The difference is mostly that in those types of games what you see as your character can become the fiction if you put it there, because before you do so there might be nothing there at all.

For example, for whatever reason you or another player has pulled the party into a scene at an outdoor market. You, in-character, decide that while you're here you're going to check out the lute-maker's stall to see if she's got anything particularly fine today. Congratulations - you just added a lute-maker's stall to this fictional marketplace by simply assuming its presence (you can do this as there's no obvious reason why such a stall would not exist in that place and thus no reason for any sort of roll) and declaring your action. Oh, and by the way you also just added the lute-maker herself and made her female. Carry on. :)

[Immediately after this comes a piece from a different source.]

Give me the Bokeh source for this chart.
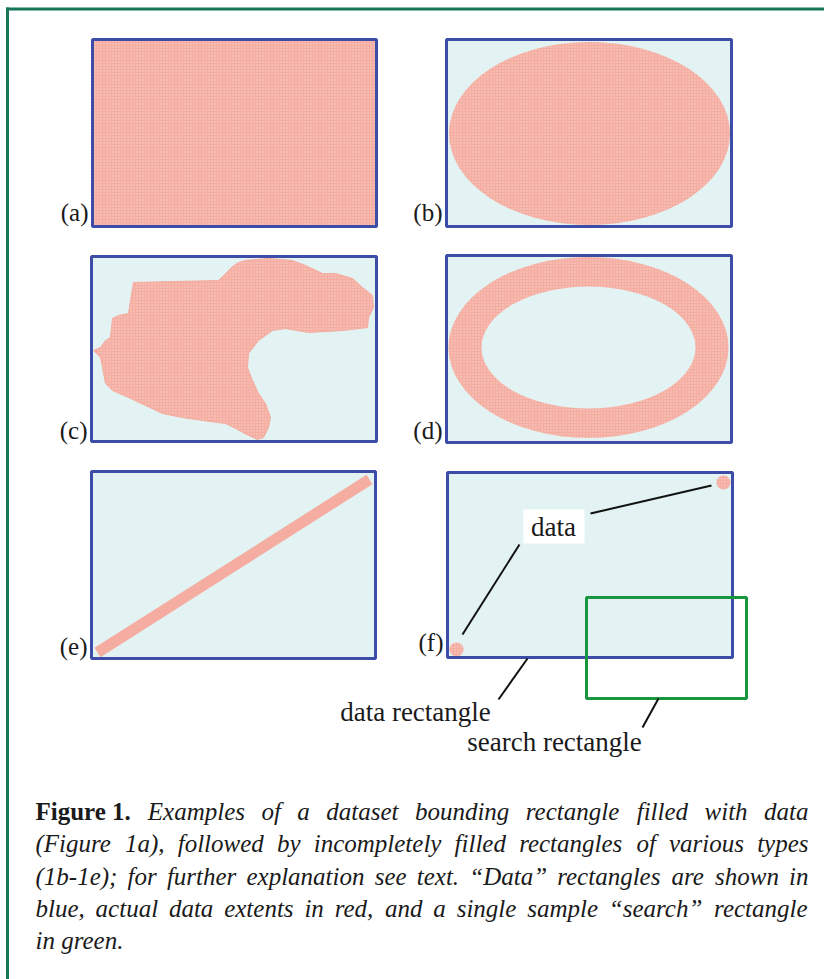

In the sort of game you or I might play, the GM would either know up-front whether or not there's such a stall in this particular market or would roll to determine on the fly if one exists.
 

Lanefan

Victoria Rules
Well when developing a character prior to campaign start, I work with players to come up with a backstory. A backstory that fits the world. The conflict would be if there were no gladiatorial schools. Maybe it's a frontier campaign without even cities. So developing a backstory is collaborative. Typically on names and such it's from the GM but on other details the GM will work those in if at all possible.

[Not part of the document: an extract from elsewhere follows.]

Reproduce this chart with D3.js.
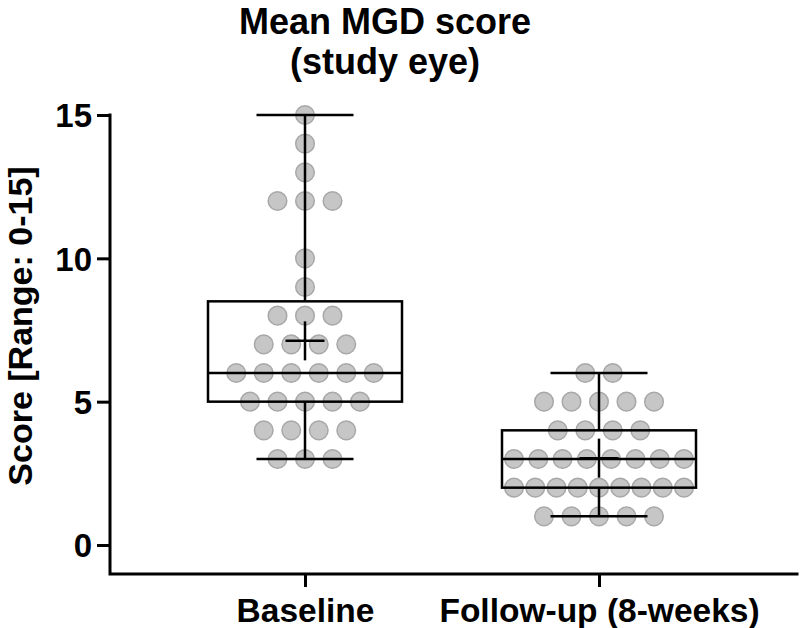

Now if this happens in game and comes completely out of nowhere, I don't believe your player is acting in character at that moment unless what he is telling the group is some delusion the character has developed that is not true. The DM may allow it of course but such a declaration is leaving character mode and entering authorial mode. So it's not in-character. A character cannot invent a real backstory for himself.
I disagree a little here. A character can't invent a backstory out of nothing, I'll give you that, but once there's a framework of a backstory I have no problem with the player fleshing it out.

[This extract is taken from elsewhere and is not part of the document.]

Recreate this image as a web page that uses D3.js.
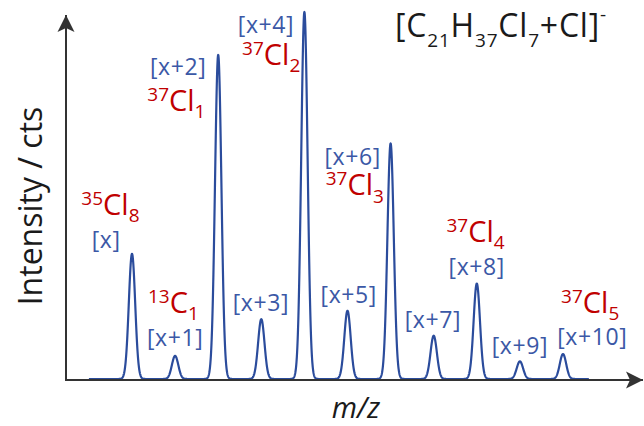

An example: a PC I play has, as part of her DM-plus-random-determined background, done some time in the (Roman-equivalent) legions. That's all I got to work with; but I-as-player then expanded on that to say which legions she was in, who the commanders were, what rank I achieved (and how I then lost it!) and what my role was, and the vague timing around all this. All subject to DM veto, of course, but as yet he hasn't vetoed any of it and it sometimes gives me a nice foundation to roleplay from. :)
 

Imaro

Legend
Did these things happen in the game or not? I'm not understanding what you're trying to get at.
I'm not trying to get at anything, I am genuinely surprised this is considered authoring fiction since players in D&D make action declarations all the time and I was under the impression it was not viewed as a game where players had authorial control...
 

Ovinomancer

No flips for you!
I'm not trying to get at anything, I am genuinely surprised this is considered authoring fiction since players in D&D make action declarations all the time and I was under the impression it was not viewed as a game where players had authorial control...
Over anything except action declarations, yes. This has been a point so often that it's often elided -- the only authority a typical D&D player has is over their character build and their action declarations, but even this is subject to GM veto or override. Build choices are constrained by what the GM will allow, and action declarations often are policed for "metagaming" in many typical D&D games, so even this is no where near absolute.

But, yes, the players are putting things into the fiction with PC action declarations. Of course they are.